When longtime Sen. Harry Reid – the Senate Democratic leader – decided not to run for reelection in 2016, he endorsed Cortez Masto as his successor. She narrowly defeated Republican Rep. Joe Heck, thanks to her overwhelming margin of victory in Clark County, the state’s most populous county.
A personal experience spurred her passion about protecting seniors
Cortez Masto watched her own grandparents become targets of fraud. She told Gonzaga University’s law blog that the experience was “heartbreaking.” As a result, she stressed that “elder protection became my first priority as attorney general.”
After taking office in 2007, she urged Nevada lawmakers to give her office the power to investigate elder fraud and abuse cases. In May of that year, the governor signed into law a bill creating a special unit within the Nevada Attorney General’s Office to prosecute crimes against seniors.
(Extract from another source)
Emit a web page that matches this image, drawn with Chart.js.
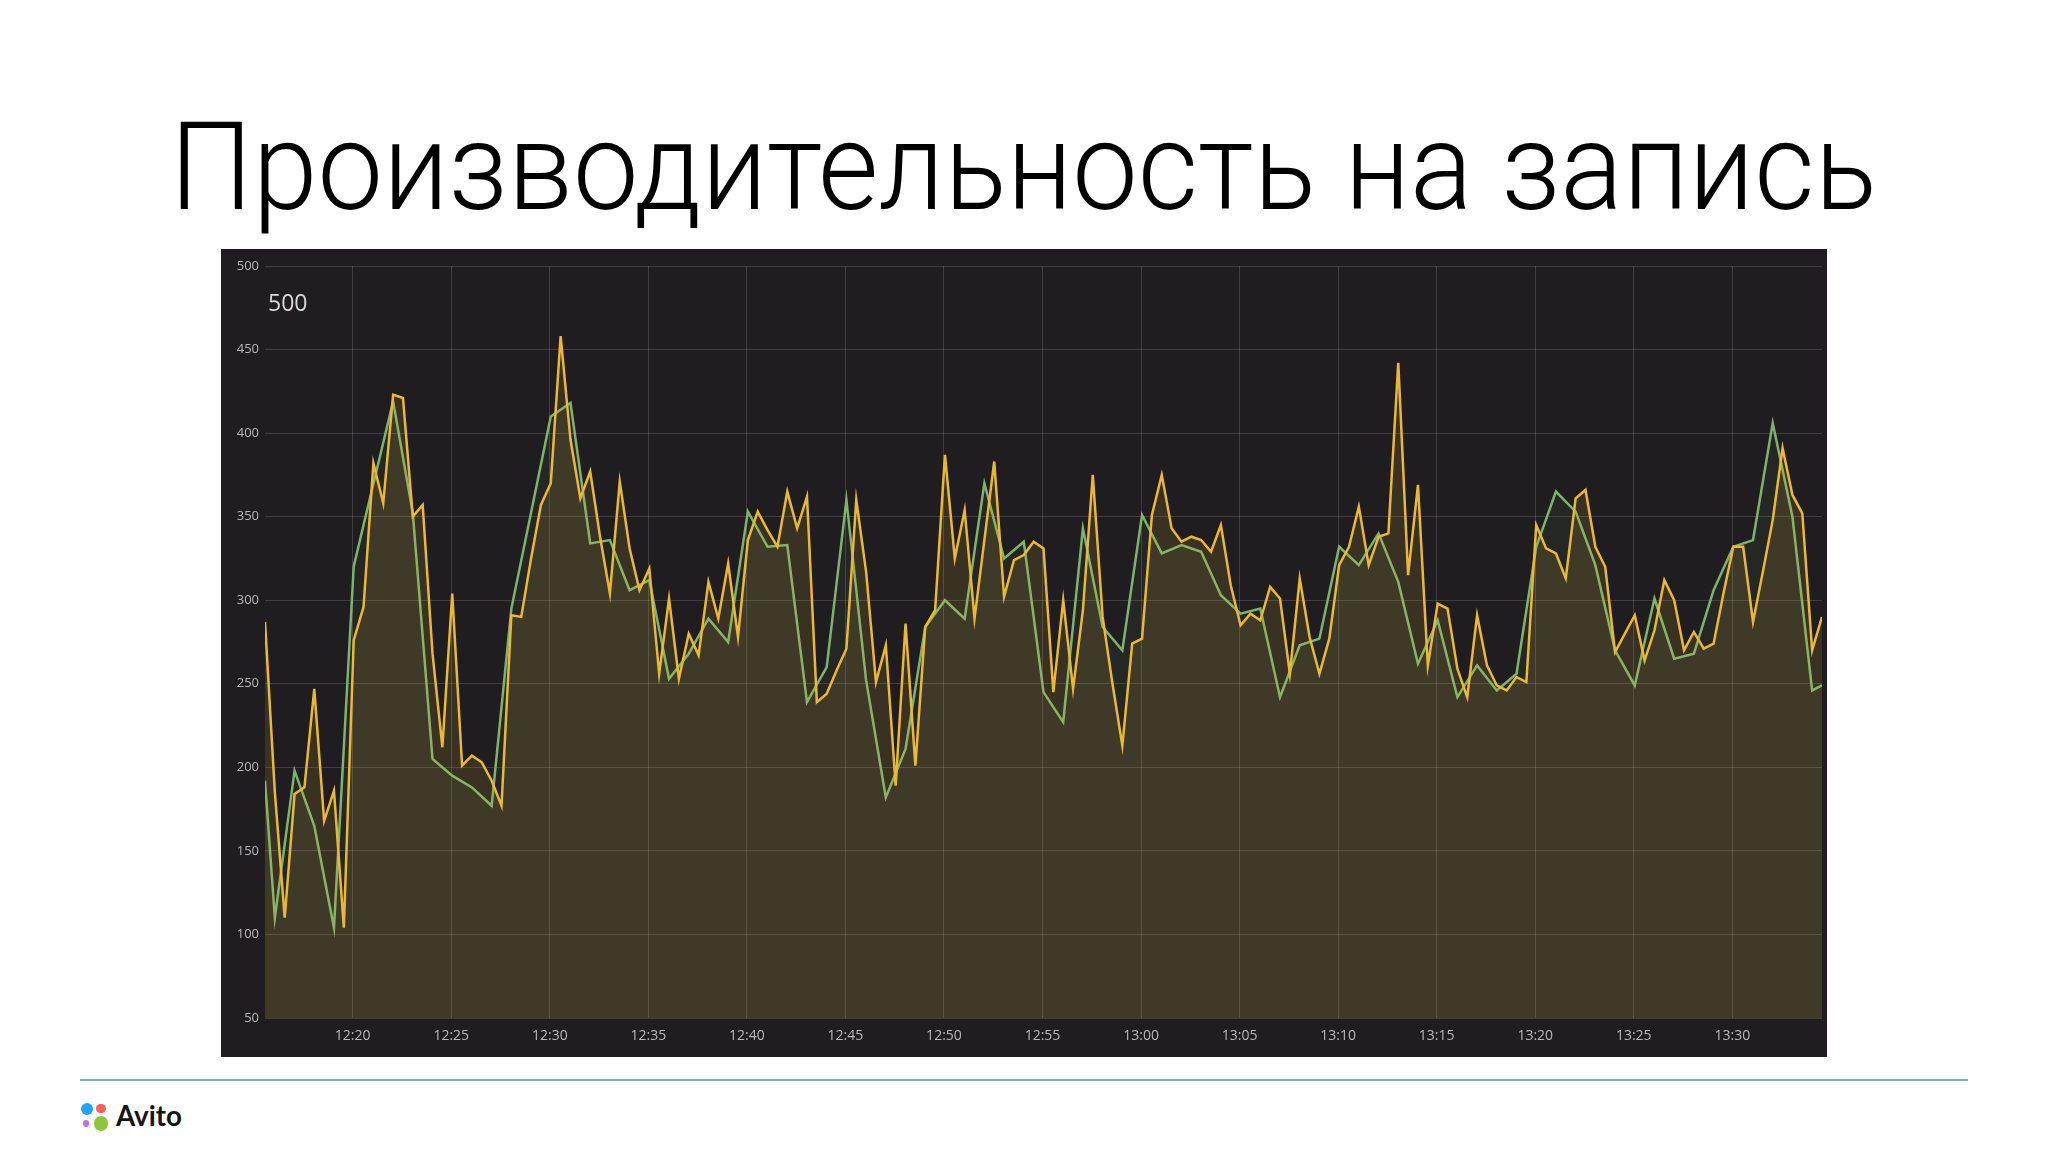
<!DOCTYPE html>
<html lang="ru">
<head>
<meta charset="utf-8">
<title>Производительность на запись</title>
<script src="https://cdn.jsdelivr.net/npm/chart.js@4.4.1/dist/chart.umd.min.js"></script>
<style>
  html, body { margin: 0; padding: 0; background: #fff; }
  body { width: 2048px; height: 1152px; position: relative; overflow: hidden; font-family: 'Open Sans', sans-serif; }
  .slide-title { position: absolute; left: 170px; top: 0; margin: 0; font-family: Roboto, 'Noto Sans', sans-serif; font-weight: 300; font-size: 123px; line-height: 1; color: #000; white-space: nowrap; transform-origin: 0 0; }
  .panel { position: absolute; left: 221px; top: 249px; width: 1606px; height: 808px; background: #1f1d20; }
  .panel canvas { display: block; }
  .panel-value { position: absolute; left: 47px; top: 0; font-size: 23px; line-height: 1; color: #d8d9da; white-space: nowrap; }
  .rule { position: absolute; left: 80px; top: 1079px; width: 1888px; height: 2px; background: #6ab2d5; }
  .dot { position: absolute; border-radius: 50%; }
  .logo-text { position: absolute; left: 116px; top: 0; font-family: Lato, 'Open Sans', sans-serif; font-weight: 700; font-size: 28px; line-height: 1; color: #151515; white-space: nowrap; transform-origin: 0 0; }
</style>
</head>
<body>
<h1 class="slide-title" id="title"><span>Производительность на запись</span></h1>
<div class="panel">
  <canvas id="writeChart"></canvas>
  <div class="panel-value" id="panelValue"></div>
</div>
<div class="rule"></div>
<div class="dot" style="left:80.7px;top:1103.3px;width:12px;height:12px;background:#1ea5f5"></div>
<div class="dot" style="left:96.3px;top:1104px;width:9.4px;height:9.4px;background:#ff5f5f"></div>
<div class="dot" style="left:82.7px;top:1120px;width:6.6px;height:6.6px;background:#c070ee"></div>
<div class="dot" style="left:93.7px;top:1116px;width:14.6px;height:14.6px;background:#8cc63f"></div>
<div class="logo-text" id="logoText"><span>Avito</span></div>

<script>
// samples every 30 s from 12:15:33
const sampleStart = '12:15:33';
const sampleStep = 30;

const yellowSeries = [
  287, 185, 110, 184, 188, 247, 168, 186, 104, 276,
  296, 382, 358, 423, 421, 350, 357, 268, 212, 304,
  201, 207, 203, 192, 177, 291, 290, 325, 357, 370,
  458, 396, 361, 377, 338, 304, 371, 331, 306, 319,
  256, 301, 253, 280, 267, 311, 289, 322, 278, 336,
  353, 342, 332, 365, 343, 362, 239, 244, 258, 271,
  360, 317, 251, 273, 189, 286, 201, 284, 294, 387,
  325, 354, 289, 336, 383, 302, 324, 327, 335, 331,
  245, 300, 247, 294, 375, 290, 250, 213, 274, 277,
  351, 375, 343, 335, 338, 336, 329, 345, 309, 285,
  292, 288, 308, 301, 256, 313, 278, 256, 277, 321,
  332, 356, 321, 338, 340, 442, 315, 369, 261, 298,
  295, 259, 242, 291, 261, 249, 246, 254, 251, 345,
  331, 328, 313, 361, 366, 332, 320, 269, 280, 291,
  264, 282, 312, 300, 270, 281, 271, 274, 304, 332,
  332, 287, 317, 348, 391, 363, 352, 270, 290
];

const greenSeries = [
  192, 110, null, 198, null, 165, null, 104, null, 320,
  345, null, null, 419, null, 352, null, 205, null, 195,
  null, 188, null, 177, null, 295, null, null, null, 410,
  null, 418, null, 334, null, 336, null, 306, null, 312,
  null, 253, null, 268, null, 289, null, 275, null, 353,
  null, 332, null, 333, null, 239, null, 260, null, 360,
  null, 252, null, 182, null, 211, null, 284, null, 300,
  null, 289, null, 370, null, 325, null, 335, null, 245,
  null, 227, null, 343, null, 284, null, 270, null, 351,
  null, 328, null, 333, null, 329, null, 303, null, 292,
  null, 295, null, 242, null, 273, null, 277, null, 332,
  null, 321, null, 340, null, 311, null, 262, null, 288,
  null, 242, null, 261, null, 246, null, 256, null, 332,
  null, 365, null, 353, null, 321, null, 270, null, 249,
  null, 301, null, 265, null, 268, null, 306, null, 332,
  null, 336, null, 406, null, 350, null, 246, 249
];

const xTickLabels = ['12:20', '12:25', '12:30', '12:35', '12:40', '12:45', '12:50', '12:55',
  '13:00', '13:05', '13:10', '13:15', '13:20', '13:25', '13:30'];
const yTickValues = [50, 100, 150, 200, 250, 300, 350, 400, 450, 500];
const panelValue = '500';

const toSec = s => s.split(':').reduce((acc, p) => acc * 60 + Number(p), 0) * (s.split(':').length === 2 ? 60 : 1);
const fmtTime = sec => {
  const h = Math.floor(sec / 3600), m = Math.round((sec % 3600) / 60);
  return `${h}:${String(m).padStart(2, '0')}`;
};
const t0 = toSec(sampleStart);
const sampleTimes = yellowSeries.map((_, i) => t0 + i * sampleStep);
const xTicks = xTickLabels.map(toSec);

// put text so its baseline lands on a given y, optionally stretched to a width
function placeText(el, baseline, width) {
  const probe = document.createElement('span');
  probe.style.cssText = 'display:inline-block;width:0;height:0';
  el.appendChild(probe);
  const offset = probe.getBoundingClientRect().bottom - el.getBoundingClientRect().top;
  el.removeChild(probe);
  el.style.top = (baseline - offset) + 'px';
  if (width) {
    const w = el.firstElementChild.getBoundingClientRect().width;
    el.style.transform = `scaleX(${width / w})`;
  }
}

Chart.defaults.font.family = "'Open Sans', sans-serif";
const gridColor = 'rgba(255,255,255,0.15)';
const tickColor = '#b8b8b8';

new Chart(document.getElementById('writeChart'), {
  type: 'line',
  data: {
    datasets: [
      {
        label: 'yellow',
        data: yellowSeries.map((v, i) => ({ x: sampleTimes[i], y: v })),
        borderColor: '#eab839',
        backgroundColor: 'rgba(234,184,57,0.13)',
        borderWidth: 2.5,
        fill: 'start',
      },
      {
        label: 'green',
        data: greenSeries.map((v, i) => ({ x: sampleTimes[i], y: v })),
        borderColor: '#7eb26d',
        backgroundColor: 'rgba(126,178,109,0.07)',
        borderWidth: 2.5,
        fill: 'start',
        spanGaps: true,
      },
    ],
  },
  options: {
    responsive: true,
    maintainAspectRatio: false,
    animation: false,
    layout: { padding: { top: 17, right: 5, left: 0, bottom: 0 } },
    elements: { point: { radius: 0 }, line: { tension: 0 } },
    plugins: { legend: { display: false }, tooltip: { enabled: false } },
    scales: {
      x: {
        type: 'linear',
        min: t0,
        max: sampleTimes[sampleTimes.length - 1],
        afterBuildTicks: s => { s.ticks = xTicks.map(v => ({ value: v })); },
        afterFit: s => { s.height = 39; },
        grid: { color: gridColor, drawTicks: false },
        border: { display: false },
        ticks: { color: tickColor, font: { size: 14 }, padding: 10, maxRotation: 0, callback: v => fmtTime(v) },
      },
      y: {
        min: 50,
        max: 500,
        afterBuildTicks: s => { s.ticks = yTickValues.map(v => ({ value: v })); },
        afterFit: s => { s.width = 44; },
        grid: { color: gridColor, drawTicks: false },
        border: { display: false },
        ticks: { color: tickColor, font: { size: 13 }, padding: 6 },
      },
    },
  },
});

const pv = document.getElementById('panelValue');
pv.innerHTML = `<span>${panelValue}</span>`;
placeText(pv, 62);
placeText(document.getElementById('title'), 209, 1707);
placeText(document.getElementById('logoText'), 1126, 66);
</script>
</body>
</html>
She married a Secret Service agent
While serving as chief of staff for Gov. Miller in the late 1990s, Cortez Masto coordinated logistics for then-President Bill Clinton’s visit to Las Vegas. The point person on the president’s side was Paul Masto, who was a Secret Service agent at the time.
“He asked me out on a date and he said, ‘Like a good attorney, I asked you out for dinner and you negotiated for lunch,’” she recalled at a 2016 Senate debate.
She stresses role models and mentors
Cortez Masto counts her grandparents and parents as role models.
As she started her career in the law, she faced a ladder of advancement that favored men over women.
“As I moved forward as a prosecutor and then as attorney general, in the law enforcement world there were very few women,” she recounted.
And she stressed that’s why it’s so important to have mentors.
Cortez Masto says during her years as the state’s top prosecutor, she got guidance from Nevada’s first female attorney general, Frankie Sue Del Papa, which grew into a mentorship that she described as indispensable.